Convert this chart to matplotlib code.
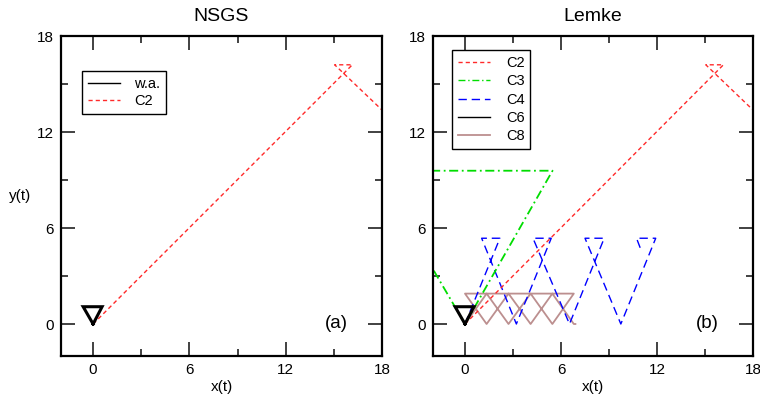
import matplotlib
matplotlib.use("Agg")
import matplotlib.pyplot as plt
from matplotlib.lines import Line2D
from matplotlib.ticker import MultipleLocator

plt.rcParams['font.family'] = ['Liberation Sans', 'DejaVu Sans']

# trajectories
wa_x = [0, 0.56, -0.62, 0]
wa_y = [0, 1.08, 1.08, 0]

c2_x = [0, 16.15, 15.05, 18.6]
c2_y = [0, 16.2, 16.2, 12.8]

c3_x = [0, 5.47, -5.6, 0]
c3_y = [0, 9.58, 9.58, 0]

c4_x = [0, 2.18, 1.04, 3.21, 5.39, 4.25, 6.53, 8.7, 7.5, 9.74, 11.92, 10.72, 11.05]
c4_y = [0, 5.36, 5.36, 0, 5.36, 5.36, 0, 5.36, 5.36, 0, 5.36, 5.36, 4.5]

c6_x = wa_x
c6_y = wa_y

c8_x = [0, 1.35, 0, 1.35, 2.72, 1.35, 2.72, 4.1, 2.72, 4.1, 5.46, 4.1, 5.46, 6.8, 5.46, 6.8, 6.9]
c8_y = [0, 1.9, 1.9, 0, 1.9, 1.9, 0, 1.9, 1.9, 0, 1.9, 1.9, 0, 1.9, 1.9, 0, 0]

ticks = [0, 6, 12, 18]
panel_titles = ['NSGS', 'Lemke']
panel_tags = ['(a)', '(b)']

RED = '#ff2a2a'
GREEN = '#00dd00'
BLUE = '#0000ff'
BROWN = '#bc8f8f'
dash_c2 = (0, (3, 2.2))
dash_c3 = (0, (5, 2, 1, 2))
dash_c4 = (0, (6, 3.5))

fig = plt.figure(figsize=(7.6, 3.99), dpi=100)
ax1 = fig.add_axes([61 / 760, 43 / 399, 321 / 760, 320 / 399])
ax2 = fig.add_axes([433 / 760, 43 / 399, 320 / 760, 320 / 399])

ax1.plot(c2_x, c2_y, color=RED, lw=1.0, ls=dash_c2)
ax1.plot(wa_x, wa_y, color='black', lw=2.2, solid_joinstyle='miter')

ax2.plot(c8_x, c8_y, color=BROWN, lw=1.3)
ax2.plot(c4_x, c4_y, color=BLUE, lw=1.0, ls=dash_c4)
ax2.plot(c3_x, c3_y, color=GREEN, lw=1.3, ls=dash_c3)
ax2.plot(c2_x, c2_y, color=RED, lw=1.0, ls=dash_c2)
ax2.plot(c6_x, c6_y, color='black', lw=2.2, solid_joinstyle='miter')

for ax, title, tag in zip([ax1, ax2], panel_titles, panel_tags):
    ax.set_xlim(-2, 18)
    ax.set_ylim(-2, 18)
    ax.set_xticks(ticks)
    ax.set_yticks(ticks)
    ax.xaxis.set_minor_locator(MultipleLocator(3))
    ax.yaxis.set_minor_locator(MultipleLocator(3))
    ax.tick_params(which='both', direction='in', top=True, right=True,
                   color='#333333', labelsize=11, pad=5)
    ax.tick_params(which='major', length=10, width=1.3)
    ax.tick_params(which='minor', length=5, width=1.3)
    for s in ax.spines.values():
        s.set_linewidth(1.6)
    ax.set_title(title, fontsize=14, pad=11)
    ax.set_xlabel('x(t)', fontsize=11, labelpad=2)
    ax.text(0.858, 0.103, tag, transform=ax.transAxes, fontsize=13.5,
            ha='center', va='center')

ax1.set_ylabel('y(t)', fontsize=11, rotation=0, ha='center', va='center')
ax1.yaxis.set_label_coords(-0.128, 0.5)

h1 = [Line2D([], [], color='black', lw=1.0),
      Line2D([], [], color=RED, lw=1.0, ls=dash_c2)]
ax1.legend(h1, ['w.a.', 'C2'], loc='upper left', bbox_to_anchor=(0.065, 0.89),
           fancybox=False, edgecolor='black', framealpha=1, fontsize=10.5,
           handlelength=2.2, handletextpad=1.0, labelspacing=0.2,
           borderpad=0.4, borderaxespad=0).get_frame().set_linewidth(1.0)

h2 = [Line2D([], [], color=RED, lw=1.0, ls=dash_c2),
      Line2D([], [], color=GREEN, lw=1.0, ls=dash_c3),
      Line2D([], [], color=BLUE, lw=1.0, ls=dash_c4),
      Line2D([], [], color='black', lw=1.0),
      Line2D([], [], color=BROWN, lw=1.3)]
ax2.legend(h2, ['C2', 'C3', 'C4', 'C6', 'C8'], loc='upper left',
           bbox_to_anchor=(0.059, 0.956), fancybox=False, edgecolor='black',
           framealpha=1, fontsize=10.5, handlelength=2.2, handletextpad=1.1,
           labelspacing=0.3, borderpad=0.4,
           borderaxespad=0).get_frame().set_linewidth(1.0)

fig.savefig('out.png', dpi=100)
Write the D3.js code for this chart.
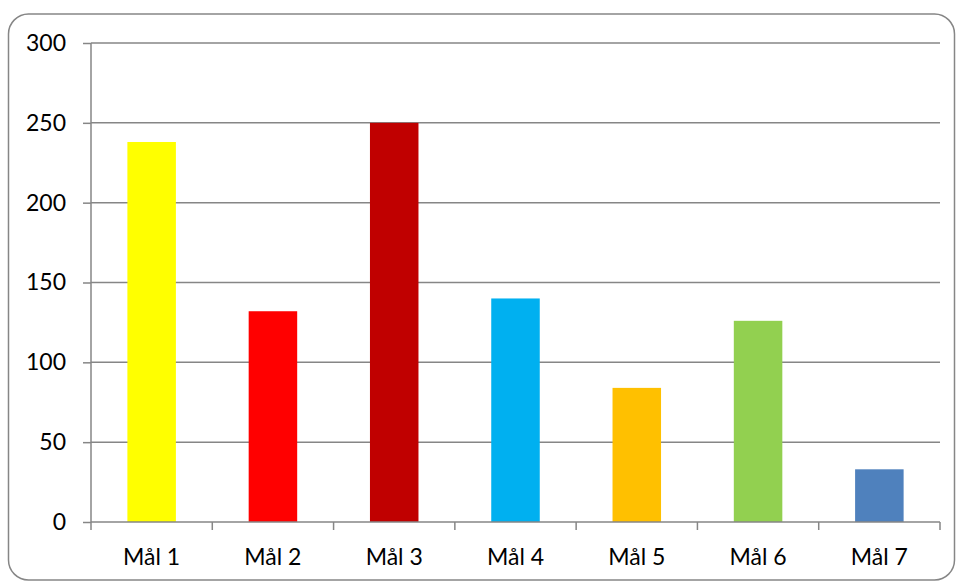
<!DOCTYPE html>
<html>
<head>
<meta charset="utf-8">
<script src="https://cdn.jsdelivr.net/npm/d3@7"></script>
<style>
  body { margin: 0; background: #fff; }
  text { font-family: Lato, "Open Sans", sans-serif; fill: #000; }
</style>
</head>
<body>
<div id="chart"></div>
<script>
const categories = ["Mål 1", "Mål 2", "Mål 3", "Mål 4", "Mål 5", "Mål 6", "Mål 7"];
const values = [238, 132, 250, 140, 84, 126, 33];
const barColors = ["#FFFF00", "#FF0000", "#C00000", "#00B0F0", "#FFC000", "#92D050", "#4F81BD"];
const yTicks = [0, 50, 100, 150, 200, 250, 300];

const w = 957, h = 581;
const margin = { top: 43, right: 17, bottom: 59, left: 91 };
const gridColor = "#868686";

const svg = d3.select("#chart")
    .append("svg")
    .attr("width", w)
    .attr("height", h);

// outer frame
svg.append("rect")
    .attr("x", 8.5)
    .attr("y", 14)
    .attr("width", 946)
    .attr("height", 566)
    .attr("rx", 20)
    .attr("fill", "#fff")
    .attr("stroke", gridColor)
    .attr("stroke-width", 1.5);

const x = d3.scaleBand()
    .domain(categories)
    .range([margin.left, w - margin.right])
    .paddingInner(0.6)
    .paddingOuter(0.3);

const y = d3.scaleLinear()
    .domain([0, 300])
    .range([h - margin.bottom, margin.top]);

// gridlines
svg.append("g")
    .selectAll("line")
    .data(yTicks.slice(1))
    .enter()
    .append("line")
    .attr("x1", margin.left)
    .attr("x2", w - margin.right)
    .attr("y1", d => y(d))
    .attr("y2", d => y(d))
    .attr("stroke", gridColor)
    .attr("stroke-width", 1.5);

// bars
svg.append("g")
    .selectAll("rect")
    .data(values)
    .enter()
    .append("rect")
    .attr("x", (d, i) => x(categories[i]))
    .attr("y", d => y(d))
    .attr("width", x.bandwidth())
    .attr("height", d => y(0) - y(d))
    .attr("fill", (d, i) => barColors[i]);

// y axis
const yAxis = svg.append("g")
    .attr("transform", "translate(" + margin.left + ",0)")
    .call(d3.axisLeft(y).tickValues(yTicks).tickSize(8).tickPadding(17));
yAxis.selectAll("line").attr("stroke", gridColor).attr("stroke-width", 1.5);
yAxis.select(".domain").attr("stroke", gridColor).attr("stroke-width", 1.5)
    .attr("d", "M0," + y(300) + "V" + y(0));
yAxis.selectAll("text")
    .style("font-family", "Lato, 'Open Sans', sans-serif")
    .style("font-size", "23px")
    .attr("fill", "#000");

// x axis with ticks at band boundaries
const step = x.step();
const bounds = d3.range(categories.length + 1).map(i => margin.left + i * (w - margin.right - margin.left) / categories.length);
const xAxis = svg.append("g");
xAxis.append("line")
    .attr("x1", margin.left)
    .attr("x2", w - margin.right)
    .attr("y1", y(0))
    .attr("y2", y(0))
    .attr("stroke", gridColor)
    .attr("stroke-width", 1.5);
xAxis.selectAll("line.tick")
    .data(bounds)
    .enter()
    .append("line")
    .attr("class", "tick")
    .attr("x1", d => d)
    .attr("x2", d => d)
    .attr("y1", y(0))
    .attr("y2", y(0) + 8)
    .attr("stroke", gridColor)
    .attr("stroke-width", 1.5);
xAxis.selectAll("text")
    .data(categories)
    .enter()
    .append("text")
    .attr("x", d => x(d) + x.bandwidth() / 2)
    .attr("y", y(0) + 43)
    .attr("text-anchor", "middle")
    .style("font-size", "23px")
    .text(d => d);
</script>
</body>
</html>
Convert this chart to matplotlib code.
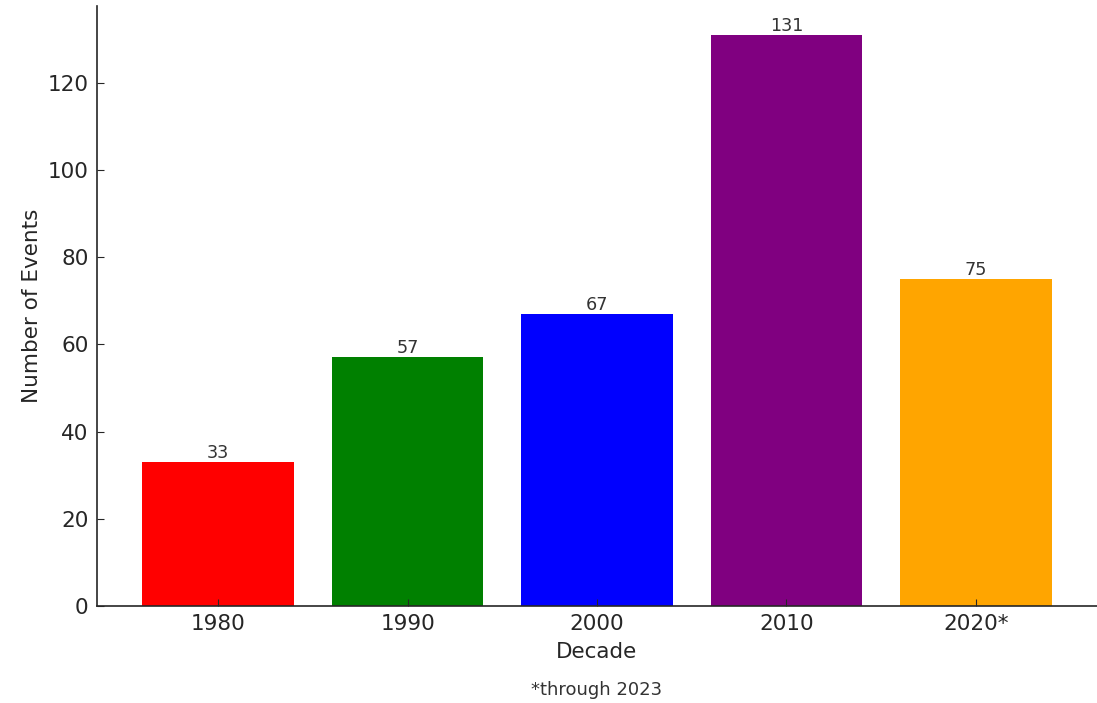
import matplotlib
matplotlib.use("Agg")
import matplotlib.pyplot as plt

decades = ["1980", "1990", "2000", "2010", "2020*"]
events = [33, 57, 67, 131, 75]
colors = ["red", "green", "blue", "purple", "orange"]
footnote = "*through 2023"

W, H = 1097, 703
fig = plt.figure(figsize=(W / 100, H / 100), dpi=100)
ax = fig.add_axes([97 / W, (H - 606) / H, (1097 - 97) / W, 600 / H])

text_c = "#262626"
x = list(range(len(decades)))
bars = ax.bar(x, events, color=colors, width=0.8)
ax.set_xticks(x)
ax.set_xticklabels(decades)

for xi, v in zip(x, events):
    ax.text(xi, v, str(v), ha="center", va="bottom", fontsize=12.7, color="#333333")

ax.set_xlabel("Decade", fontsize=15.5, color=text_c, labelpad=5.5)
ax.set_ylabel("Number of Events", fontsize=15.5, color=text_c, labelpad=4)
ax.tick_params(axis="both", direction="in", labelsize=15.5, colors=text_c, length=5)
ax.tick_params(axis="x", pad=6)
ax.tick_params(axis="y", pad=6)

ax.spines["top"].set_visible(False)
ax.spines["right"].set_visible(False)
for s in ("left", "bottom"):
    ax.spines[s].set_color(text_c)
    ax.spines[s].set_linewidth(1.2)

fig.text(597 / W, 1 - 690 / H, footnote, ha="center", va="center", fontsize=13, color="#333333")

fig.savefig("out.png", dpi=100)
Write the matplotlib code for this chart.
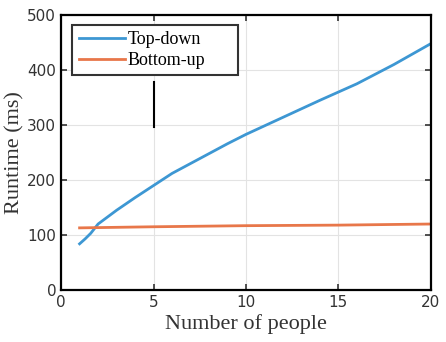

----------------

## AIM OF THE TASK
Skip the pictures, please, and transcribe only the lines from the beginning of the material through the one that contains "c3_y = [0, 9.58, 9.58, 0]".

## ANSWER TO THIS PROBLEM
Convert this chart to matplotlib code.
import matplotlib
matplotlib.use("Agg")
import matplotlib.pyplot as plt
from matplotlib.lines import Line2D
from matplotlib.ticker import MultipleLocator

plt.rcParams['font.family'] = ['Liberation Sans', 'DejaVu Sans']

# trajectories
wa_x = [0, 0.56, -0.62, 0]
wa_y = [0, 1.08, 1.08, 0]

c2_x = [0, 16.15, 15.05, 18.6]
c2_y = [0, 16.2, 16.2, 12.8]

c3_x = [0, 5.47, -5.6, 0]
c3_y = [0, 9.58, 9.58, 0]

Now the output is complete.